LED stands for Light Emitting Diode. Diodes only allow current to pass in one direction and the diodes... you guessed it... emit light! The light is emitted by the movement of electrons in a semiconductor material.


Why LEDS?
Unlike ordinary bulbs, LED's don't have a filament so the don't burn out quickly, and they don't get especially hot. This means they can last a long time. And the big bonus is in effectiancy. Normal filimants need to be heats to red hot and that produces the light. This heat is wasted energy. In LEDS heat is a small bi-product rather than what is needed to generate the light. Here are some of he pros and cons of LED Lighting.


What do they look like?

LED Photo          LED Drawing         LED Diagram


LED's will come with a couple of important features to note.
  1. Forward voltage (Vf), the voltage drop from the positive side to the negative side (Eg 3.2 volts). If you measure the voltage at one side, (Eg 12 volts), the voltage on the other side will be that much less (Eg 12-3.2 = 8.6 Volts). This is normally be expressed as a range, with anything lower producing little to no light and anything above damaging or reducing the life span of the LED. Normally LED's are have a forward voltage of 1 to 4 volts depending on brightness and colour.
  2. Forward Current (If), the current needed to power LED. Normally they are in the 20-25 mA range.
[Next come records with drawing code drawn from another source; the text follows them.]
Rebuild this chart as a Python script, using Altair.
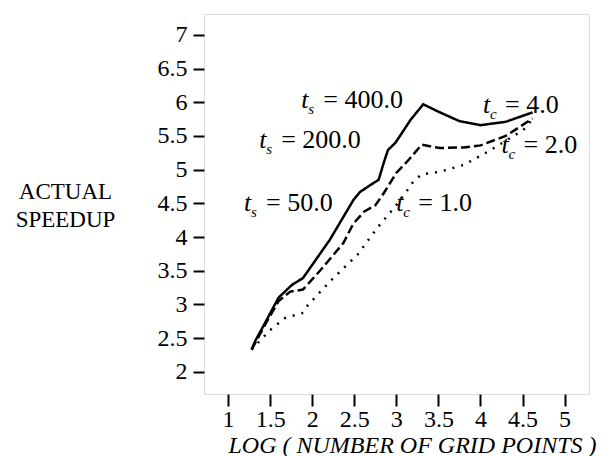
import altair as alt
import pandas as pd

FONT = "Liberation Serif"

# ---- data ----
x_solid = [1.28, 1.32, 1.45, 1.6, 1.76, 1.89, 2.21, 2.49, 2.57, 2.69, 2.79, 2.85, 2.9, 2.99, 3.17, 3.32, 3.5, 3.75, 4.0, 4.3, 4.62]
y_solid = [2.33, 2.45, 2.75, 3.1, 3.29, 3.39, 3.96, 4.55, 4.67, 4.77, 4.85, 5.1, 5.29, 5.4, 5.74, 5.97, 5.86, 5.72, 5.66, 5.71, 5.85]

x_dash = [1.28, 1.45, 1.6, 1.74, 1.89, 2.1, 2.37, 2.49, 2.62, 2.75, 2.85, 3.0, 3.15, 3.3, 3.52, 3.8, 4.0, 4.3, 4.62]
y_dash = [2.33, 2.72, 3.05, 3.19, 3.22, 3.51, 3.91, 4.2, 4.38, 4.47, 4.65, 4.95, 5.15, 5.37, 5.32, 5.33, 5.36, 5.5, 5.76]

x_dot = [1.28, 1.5, 1.68, 1.88, 1.95, 2.21, 2.54, 2.77, 2.93, 3.05, 3.2, 3.3, 3.52, 3.8, 3.92, 4.12, 4.51, 4.62]
y_dot = [2.33, 2.62, 2.8, 2.87, 2.99, 3.34, 3.74, 4.13, 4.37, 4.55, 4.82, 4.93, 4.97, 5.07, 5.15, 5.29, 5.59, 5.75]

series_names = ["tc4", "tc2", "tc1"]

label_main = ["t", "t", "t", "t", "t", "t"]
label_sub = ["s", "s", "s", "c", "c", "c"]
label_rest = ["= 400.0", "= 200.0", "= 50.0", "= 4.0", "= 2.0", "= 1.0"]
label_x = [1.87, 1.37, 1.19, 4.03, 4.25, 3.0]
label_y = [6.04, 5.44, 4.51, 5.96, 5.37, 4.51]

x_ticks = [1, 1.5, 2, 2.5, 3, 3.5, 4, 4.5, 5]
y_ticks = [2, 2.5, 3, 3.5, 4, 4.5, 5, 5.5, 6, 6.5, 7]

rows = []
for name, xs_, ys_ in zip(series_names, [x_solid, x_dash, x_dot], [y_solid, y_dash, y_dot]):
    for i, (a, b) in enumerate(zip(xs_, ys_)):
        rows.append({"series": name, "order": i, "x": a, "y": b})
lines_df = pd.DataFrame(rows)

labels_df = pd.DataFrame({
    "main": label_main, "sub": label_sub, "rest": label_rest,
    "x": label_x, "y": label_y,
})

xs = alt.Scale(domain=[0.714, 5.29], nice=False, zero=False)
ys = alt.Scale(domain=[1.67, 7.31], nice=False, zero=False)

x_axis = alt.Axis(
    values=x_ticks, format="~g", title="LOG ( NUMBER OF GRID POINTS )", grid=False, domain=False,
    tickSize=12, tickWidth=2, tickColor="black",
    labelFont=FONT, labelFontSize=24, labelColor="black", labelPadding=1,
    labelFlush=False, labelOverlap=False,
    titleFont=FONT, titleFontSize=24, titleFontStyle="italic", titleFontWeight="normal",
    titleColor="black", titleX=208, titleY=58, titleBaseline="alphabetic",
)
y_axis = alt.Axis(
    values=y_ticks, format="~g", title=["ACTUAL", "SPEEDUP"], grid=False, domain=False,
    tickSize=11, tickWidth=2, tickColor="black",
    labelFont=FONT, labelFontSize=24, labelColor="black", labelPadding=6,
    labelFlush=False, labelOverlap=False,
    titleFont=FONT, titleFontSize=23, titleFontWeight="normal", titleColor="black",
    titleAngle=0, titleAlign="center", titleBaseline="alphabetic",
    titleX=-139, titleY=184, titleLineHeight=28,
)

X = alt.X("x:Q", scale=xs, axis=x_axis)
Y = alt.Y("y:Q", scale=ys, axis=y_axis)

lines = alt.Chart(lines_df).mark_line(color="black", strokeWidth=2.5).encode(
    x=X, y=Y,
    detail="series:N",
    order="order:Q",
    strokeDash=alt.StrokeDash(
        "series:N",
        scale=alt.Scale(domain=series_names, range=[[1, 0], [9, 4], [2, 7]]),
        legend=None,
    ),
)

base_t = alt.Chart(labels_df).encode(x=X, y=Y)
t_main = base_t.mark_text(font=FONT, fontSize=26, fontStyle="italic", align="left",
                          baseline="middle", color="black").encode(text="main:N")
t_sub = base_t.mark_text(font=FONT, fontSize=15, fontStyle="italic", align="left",
                         baseline="middle", dx=7, dy=9, color="black").encode(text="sub:N")
t_rest = base_t.mark_text(font=FONT, fontSize=26, align="left", baseline="middle",
                          dx=22, color="black").encode(text="rest:N")

chart = alt.layer(lines, t_main, t_sub, t_rest).properties(
    width=385, height=380,
    autosize=alt.AutoSizeParams(type="none"),
    padding={"left": 196, "top": 6, "right": 10, "bottom": 62},
).configure_view(stroke="black", strokeWidth=2.2).configure(background="white")

chart.save("out.html", embed_options={"renderer": "svg", "actions": False})
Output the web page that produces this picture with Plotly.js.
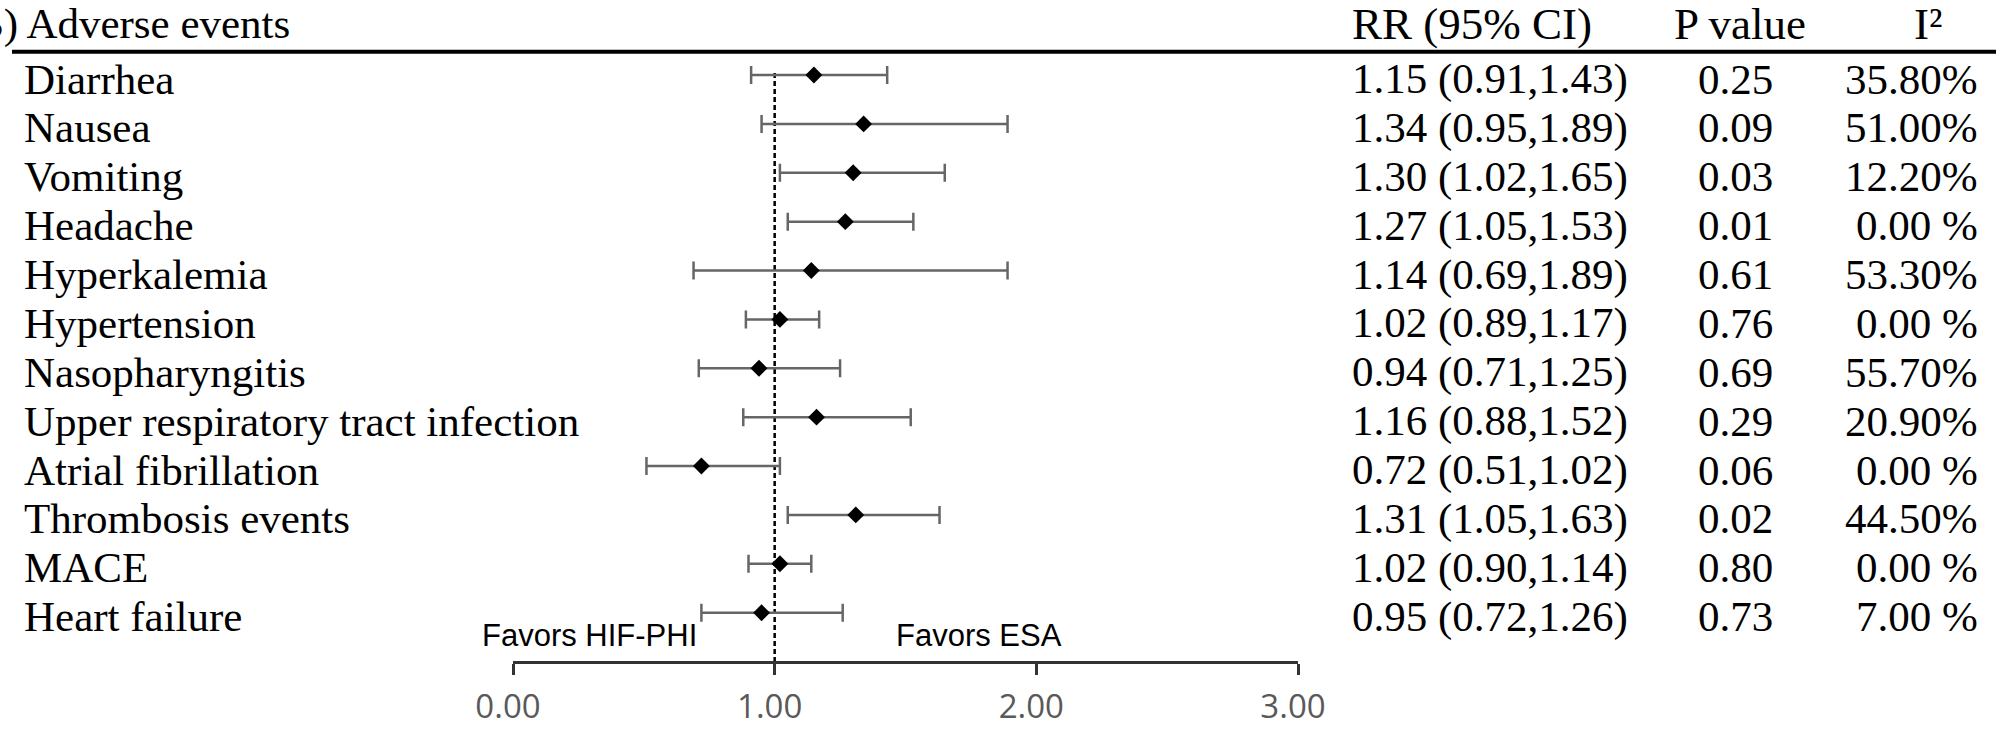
<!DOCTYPE html>
<html>
<head>
<meta charset="utf-8">
<script src="https://cdn.plot.ly/plotly-3.0.1.min.js"></script>
<style>html,body{margin:0;padding:0;background:#fff;}#chart{width:1999px;height:729px;}</style>
</head>
<body>
<div id="chart"></div>
<script>
// ---- data ----
const categories = ['Diarrhea','Nausea','Vomiting','Headache','Hyperkalemia','Hypertension',
  'Nasopharyngitis','Upper respiratory tract infection','Atrial fibrillation','Thrombosis events','MACE','Heart failure'];
const rr    = [1.15,1.34,1.30,1.27,1.14,1.02,0.94,1.16,0.72,1.31,1.02,0.95];
const lower = [0.91,0.95,1.02,1.05,0.69,0.89,0.71,0.88,0.51,1.05,0.90,0.72];
const upper = [1.43,1.89,1.65,1.53,1.89,1.17,1.25,1.52,1.02,1.63,1.14,1.26];
const pValues = ['0.25','0.09','0.03','0.01','0.61','0.76','0.69','0.29','0.06','0.02','0.80','0.73'];
const i2Values = ['35.80%','51.00%','12.20%','0.00 %','53.30%','0.00 %','55.70%','20.90%','0.00 %','44.50%','0.00 %','7.00 %'];
const tickValues = [0,1,2,3];
const tickLabels = ['0.00','1.00','2.00','3.00'];
const headers = {label:'B) Adverse events', rr:'RR (95% CI)', p:'P value', i2:'I²'};
const favorLeft = 'Favors HIF-PHI', favorRight = 'Favors ESA';

// ---- layout helpers ----
const W = 1999, H = 729;
const px = v => v / W;
const py = v => 1 - v / H;
const rowTop = 75, rowStep = 48.88, axisY = 661;
const yTop = -rowTop / rowStep;
const yBottom = (axisY - rowTop) / rowStep;
const idx = categories.map((_, i) => i);

const serif = 'Liberation Serif, Times New Roman, serif';
const sans = 'Liberation Sans, Arial, sans-serif';
const rowFont = {family: serif, size: 43, color: '#000'};

const trace = {
  type: 'scatter', mode: 'markers',
  x: rr, y: idx,
  marker: {symbol: 'diamond', size: 13, color: '#000'},
  error_x: {type: 'data', symmetric: false,
    array: upper.map((u, i) => +(u - rr[i]).toFixed(4)),
    arrayminus: lower.map((l, i) => +(rr[i] - l).toFixed(4)),
    color: '#666', thickness: 2.5, width: 9},
  cliponaxis: false, hoverinfo: 'skip'
};

const annotations = [];
const rowShift = -4;
categories.forEach((c, i) => {
  annotations.push({xref:'paper', yref:'y', x: px(22), y: i, xanchor:'left', yanchor:'middle', yshift: rowShift, text: c, showarrow:false, font: rowFont});
  annotations.push({xref:'paper', yref:'y', x: px(1350), y: i, xanchor:'left', yanchor:'middle', yshift: rowShift,
    text: rr[i].toFixed(2) + ' (' + lower[i].toFixed(2) + ',' + upper[i].toFixed(2) + ')', showarrow:false, font: rowFont});
  annotations.push({xref:'paper', yref:'y', x: px(1735), y: i, xanchor:'center', yanchor:'middle', yshift: rowShift, text: pValues[i], showarrow:false, font: rowFont});
  annotations.push({xref:'paper', yref:'y', x: px(1980), y: i, xanchor:'right', yanchor:'middle', yshift: rowShift, text: i2Values[i], showarrow:false, font: rowFont});
});
const headY = py(24);
const headFont = {family: serif, size: 43, color: '#000'};
const headFontR = {family: serif, size: 45, color: '#000'};
annotations.push({xref:'paper', yref:'paper', x: px(-27), y: headY, xanchor:'left', yanchor:'middle', text: headers.label, showarrow:false, font: headFont});
annotations.push({xref:'paper', yref:'paper', x: px(1350), y: headY, xanchor:'left', yanchor:'middle', text: headers.rr, showarrow:false, font: headFontR});
annotations.push({xref:'paper', yref:'paper', x: px(1740), y: headY, xanchor:'center', yanchor:'middle', text: headers.p, showarrow:false, font: headFontR});
annotations.push({xref:'paper', yref:'paper', x: px(1928), y: headY, xanchor:'center', yanchor:'middle', text: headers.i2, showarrow:false, font: headFontR});
const favFont = {family: sans, size: 31, color: '#000'};
annotations.push({xref:'paper', yref:'paper', x: px(480), y: py(635), xanchor:'left', yanchor:'middle', text: favorLeft, showarrow:false, font: favFont});
annotations.push({xref:'paper', yref:'paper', x: px(894), y: py(635), xanchor:'left', yanchor:'middle', text: favorRight, showarrow:false, font: favFont});

const layout = {
  width: W, height: H,
  margin: {l:0, r:0, t:0, b:0},
  paper_bgcolor: '#fff', plot_bgcolor: 'rgba(0,0,0,0)',
  showlegend: false,
  xaxis: {
    domain: [px(513), px(1298)], range: [0, 3],
    tickvals: tickValues, ticktext: tickLabels,
    ticks: 'outside', ticklen: 11, tickwidth: 3, tickcolor: '#333',
    showline: true, linecolor: '#333', linewidth: 3,
    showgrid: false, zeroline: false,
    tickfont: {family: 'Open Sans, sans-serif', size: 33, color: '#595959'},
    ticklabelshift: -5, ticklabelstandoff: 3, fixedrange: true
  },
  yaxis: {
    domain: [(H - axisY) / H, 1], range: [yBottom, yTop],
    showticklabels: false, showgrid: false, zeroline: false, showline: false, ticks: '', fixedrange: true
  },
  shapes: [
    {type:'line', xref:'x', yref:'y', x0:1, x1:1, y0:-0.04, y1:yBottom, layer:'below',
      line:{color:'#000', width:2.5, dash:'5px,3px'}},
    {type:'line', xref:'paper', yref:'paper', x0:px(12), x1:px(1996), y0:py(51.7), y1:py(51.7),
      line:{color:'#000', width:4}}
  ],
  annotations: annotations
};

Plotly.newPlot('chart', [trace], layout, {displayModeBar: false, staticPlot: true});
</script>
</body>
</html>
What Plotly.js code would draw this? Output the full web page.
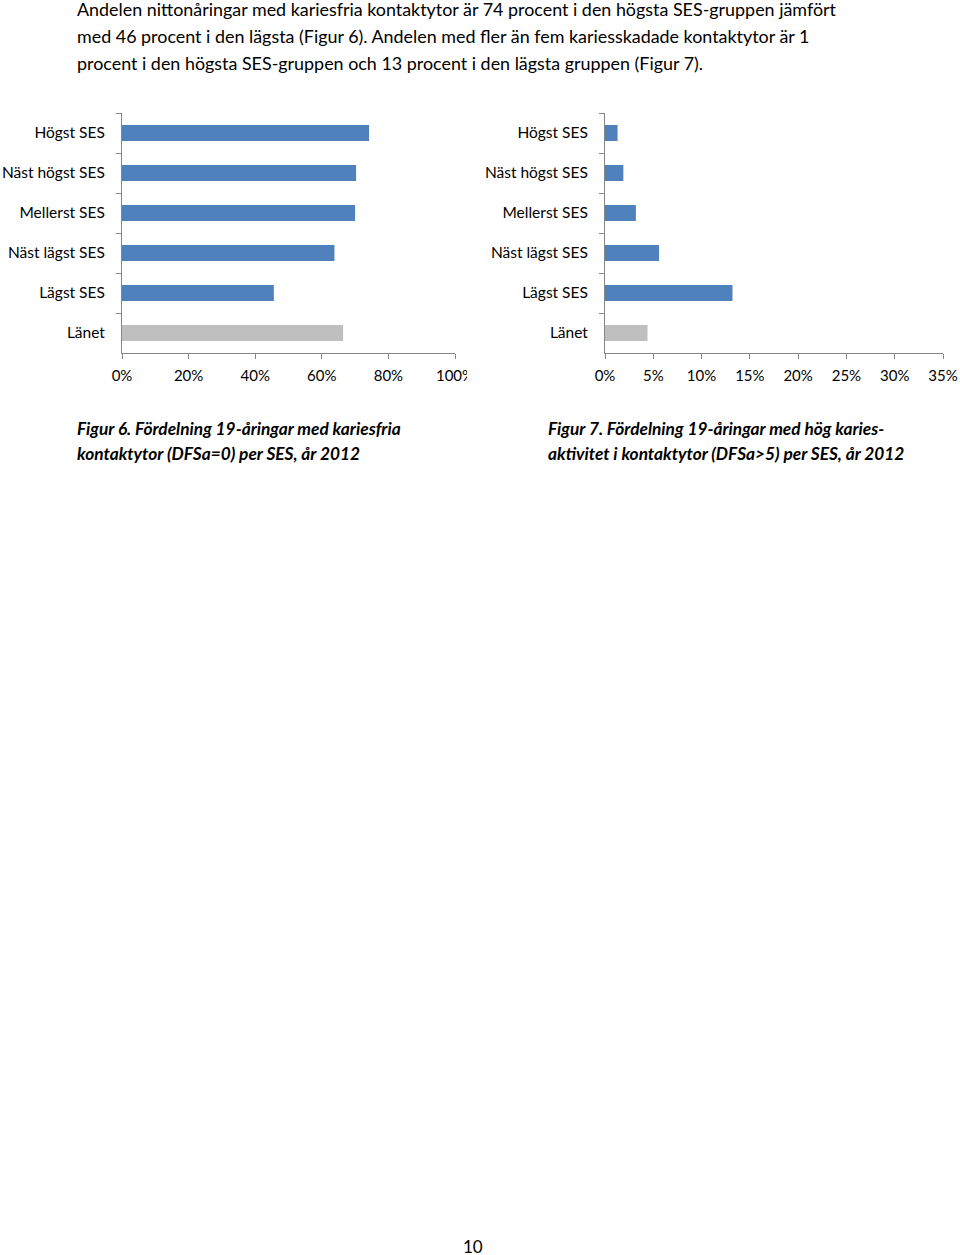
<!DOCTYPE html>
<html>
<head>
<meta charset="utf-8">
<script src="https://cdn.plot.ly/plotly-3.0.1.min.js"></script>
<style>
  html, body { margin: 0; padding: 0; background: #fff; }
  body { width: 960px; height: 1255px; position: relative; overflow: hidden; font-family: Lato, "Open Sans", sans-serif; color: #000; }
  .para { position: absolute; left: 77px; top: -4px; font-size: 17.9px; line-height: 27px; white-space: nowrap; }
  .cap { position: absolute; top: 416px; font-size: 17.3px; line-height: 25px; font-weight: bold; font-style: italic; white-space: nowrap; }
  .pnum { position: absolute; left: 463px; top: 1236px; font-size: 17px; }
  #fig6 { position: absolute; left: 0; top: 100px; width: 467px; height: 300px; }
  #fig7 { position: absolute; left: 480px; top: 100px; width: 480px; height: 300px; }
</style>
</head>
<body>
<div class="para">Andelen nittonåringar med kariesfria kontaktytor är 74 procent i den högsta SES-gruppen jämfört<br>med 46 procent i den lägsta (Figur 6). Andelen med fler än fem kariesskadade kontaktytor är 1<br>procent i den högsta SES-gruppen och 13 procent i den lägsta gruppen (Figur 7).</div>
<div id="fig6"></div>
<div id="fig7"></div>
<div class="cap" style="left:77px;">Figur 6. Fördelning 19-åringar med kariesfria<br>kontaktytor (DFSa=0) per SES, år 2012</div>
<div class="cap" style="left:548px;">Figur 7. Fördelning 19-åringar med hög karies-<br>aktivitet i kontaktytor (DFSa&gt;5) per SES, år 2012</div>
<div class="pnum">10</div>
<script>
const categories = ["Högst SES", "Näst högst SES", "Mellerst SES", "Näst lägst SES", "Lägst SES", "Länet"];
const kariesfria = [74.2, 70.3, 70.0, 63.8, 45.6, 66.4];
const hogKaries = [1.3, 1.9, 3.2, 5.6, 13.2, 4.4];
const barColors = ["#4F81BD", "#4F81BD", "#4F81BD", "#4F81BD", "#4F81BD", "#BFBFBF"];

const fontFam = "Lato, 'Open Sans', sans-serif";

function makeChart(id, values, xmax, dtick, margin, w) {
  const trace = {
    type: "bar",
    orientation: "h",
    x: values,
    y: categories,
    width: 0.4,
    marker: { color: barColors, line: { width: 0 } },
    hoverinfo: "none"
  };
  const layout = {
    width: w,
    height: 300,
    margin: margin,
    paper_bgcolor: "rgba(0,0,0,0)",
    plot_bgcolor: "rgba(0,0,0,0)",
    showlegend: false,
    font: { family: fontFam, size: 15, color: "#000" },
    xaxis: {
      range: [0, xmax],
      dtick: dtick,
      tick0: 0,
      ticksuffix: "%",
      showgrid: false,
      zeroline: false,
      showline: true,
      linecolor: "#868686",
      linewidth: 1,
      ticks: "outside",
      ticklen: 5,
      tickcolor: "#868686",
      ticklabelstandoff: 4,
      ticklabeloverflow: "allow",
      tickfont: { family: fontFam, size: 15, color: "#000" },
      fixedrange: true
    },
    yaxis: {
      type: "category",
      autorange: "reversed",
      tickson: "boundaries",
      showgrid: false,
      zeroline: false,
      showline: true,
      linecolor: "#868686",
      linewidth: 1,
      ticks: "outside",
      ticklen: 5,
      tickcolor: "#868686",
      ticklabelstandoff: 13,
      tickfont: { family: fontFam, size: 15.5, color: "#000" },
      fixedrange: true
    }
  };
  Plotly.newPlot(id, [trace], layout, { staticPlot: true, displayModeBar: false });
}

makeChart("fig6", kariesfria, 100, 20, { l: 122, r: 12, t: 13, b: 47, pad: 0 }, 467);
makeChart("fig7", hogKaries, 35, 5, { l: 125, r: 17, t: 13, b: 47, pad: 0 }, 480);
</script>
</body>
</html>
    These two are the most important features to note but there are also...

  3. The light output, in brightness (mcd) and viewing angle (degrees)
  4. Size mm
  5. Wavelength (Colour)

How Can we wire them?
  • It all runs of the basic equation Voltage = Resistance * Current. The first step is to remove our LED voltage from the Supply voltage to work out the left over or voltage to be dropped by a resistor. Lets look at two examples.
    1) 5 Volt Supply and 1, 3Vf 25mA LED, 5V - ( 1 * 3V) = 5V - 3V = 2V
    2) 13.4 Volt Supply (from our car battery) and 3, 3.2Vf 22mA LED's. 13.4V - (3 * 3.2V) = 13.4V - 9.6V = 3.8V

  • Next we work out the value of the dropping resister by dividing the dropped voltage by the current required by the LED's. Quite often you won't be able to find exact values, so just get the next highest.
    1) 2V / 0.025A = 80 Ohms
    2) 3.8V / 0.022A = 172 Ohms

  • The last thing is to work out how many Watts will be used to make sure our resister can handle it.
    1) 2V * 0.025A = 0.05 Watts, So well need a least a 1/4 Watt, 80 Ohm resister
    2) 3.8V * 0.022A = 0.0836 Watts, So we'll need a least a 1/4 Watt, 172 Ohm resister.

  • Some things to note. If you wire LEDs in series (like our second example), make sure they do not not exceed more than 80 percent of the supply voltage. Our second example uses 9.6 Volts out of 13.4 or 71.6%. If you use more it will reduce the stability and predictable of current consumption.
    Do not put LEDs in parallel with each other. It will work, but it's not reliable. LEDs become more conductive as they warm up, which may lead to more current being used in one LED to another, damaging them. LEDs in parallel need their own individual dropping resistors.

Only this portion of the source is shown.